Blogger D. B. Light said...

Peter: Your observation on "Aces" fits well with David Bordwell's argument that indie films have become tired, pallid, conventional, nihilistic and mindlessly violent, and that these conventions have bled over into the mainstream to the point where the two are not really very distinguishable. See his meditation on Indie Guignol on his blog:

http://www.davidbordwell.net/blog/?p=339

January 26, 2007 9:45 AM  
Blogger Steve said...

I know almost nothing about this movie, but could it be some kind of parable about the real Israel (the country)? Sounds like the plot has Israel stuck in the desert being defended by the U.S. government while being brutally attacked on all sides. I was bothered by the trailers I saw on TV where characters make comments like, "Israel must die."

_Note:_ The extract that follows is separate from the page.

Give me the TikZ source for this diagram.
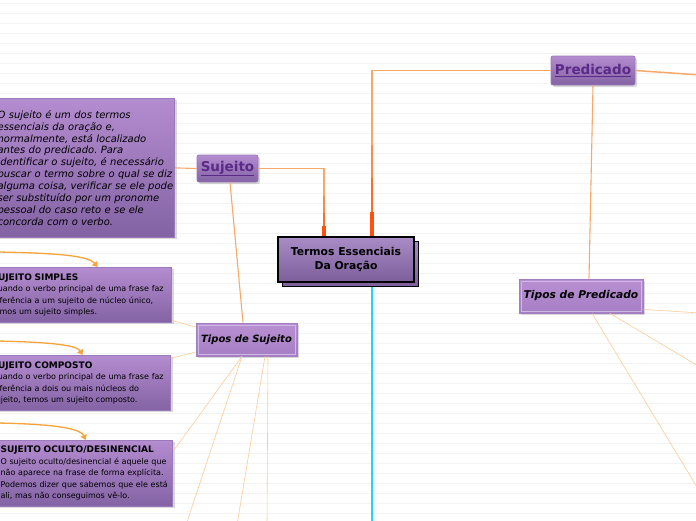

January 26, 2007 9:55 AM  
Blogger Peter said...

Steve,
I can see how that might have been the intention of the writer, and I suppose if I really, really wanted to go back and sift through the narrative, it might be possible to put together something like that. But the Israel must die stuff was very muted in the movie compared to the trailers, which also sold it as a far more lighthearted, jokey movie than it turned out to be.

D.B. -- thanks for the link. I'll try to take a look at that later. I'm not usually one to rally behind the Tarantino ruined everything and turned gen X movie makers into hipster thugs school of complaint, but Aces was pretty much the perfect example of everything those folks usually rail about.